Alan Matsumura and I had an excellent conversation earlier this month about the work he is starting up at SilverTrain. Part of the discussion centered on the unexpected problems that you run into when doing BI/information analytics work.
Suppose you work for Kraft. You’d like to know how many Oreos you sold last quarter. An innocent enough question and, seemingly, a simple one. That simply shows how little you’ve thought about the problems of data management.
Start with recipes. At the very least Kraft is likely to have a standard recipe and a kosher recipe (they do business in Israel). Are there other recipe variations; perhaps substituting high fructose corn syrup for sugar? Do we add up all the variations of recipe or do we keep track by recipe?
How about packaging variations? I’ve seen Oreos packaged in the classic three column package, in packages of six, and of two. I’ve seen them bundled as part of a Lunchables package. I’m sure other variations exist. Do we count the number of packages and multiply by the appropriate number of Oreos per package? Is there some system where we can count the number of Oreos we produced before they went into packages? If we can manage to count how many Oreos we made, how does that map to how many we will manage to sell?

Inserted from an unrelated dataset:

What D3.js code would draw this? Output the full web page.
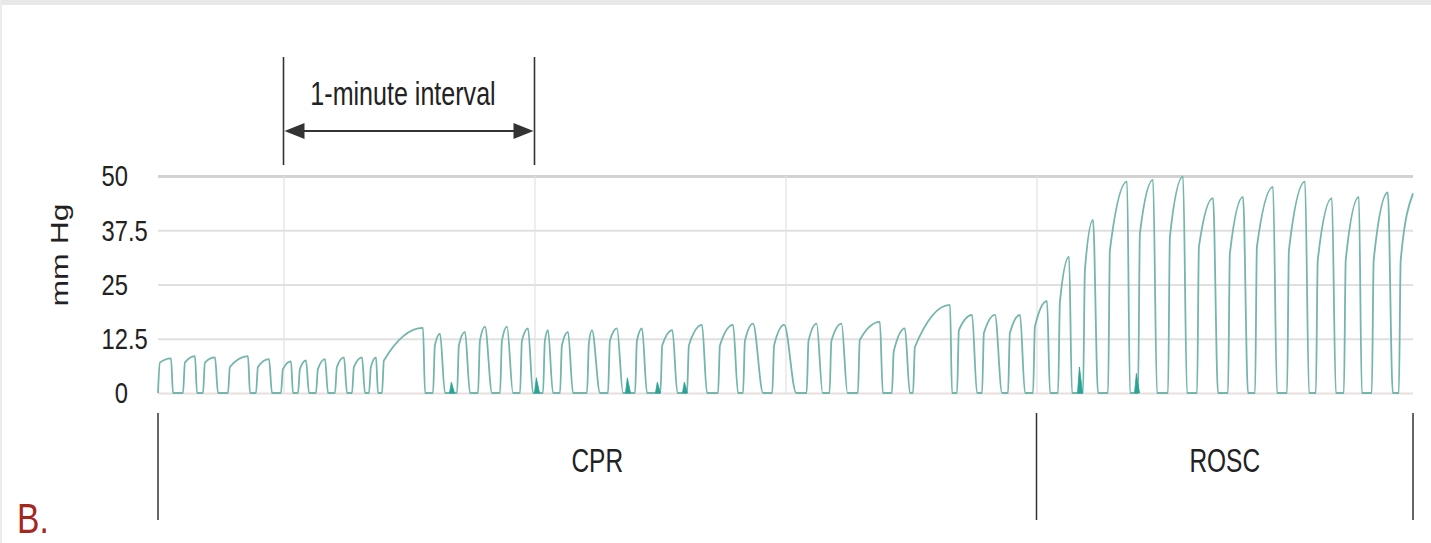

That may get us through standard Oreos. How do we count the Oreos with orange-colored centers sold at Halloween in the US? Green-colored ones sold for St. Patrick’s Day? Double stuf Oreos? Double stuf Oreos with orange-colored centers? Mini-bite size snak paks? Or my personal favorite: chocolate fudge covered Oreos. I just checked the official Oreo website at Nabisco. They identify 46 different versions of the Oreo and don’t appear to count Oreos packaged within another product (the Lunchables question).
That covers most of the relevant business reasons that make counting Oreos tricky. There are likely additional, technical reasons that will make the problem harder, not easier. The various systems that track production, distribution, and sales have likely been implemented at different times and may have slight variations in how and when they count things. Those differences need to be identified and then reconciled. Someone will have to discover and reconcile the different codes and identifiers used to identify Oreos in each discrete system. And so on.
By the way, according to Wikipedia, over 490 billion Oreos have been sold since their debut in 1912. As for how many were sold last quarter, it depends.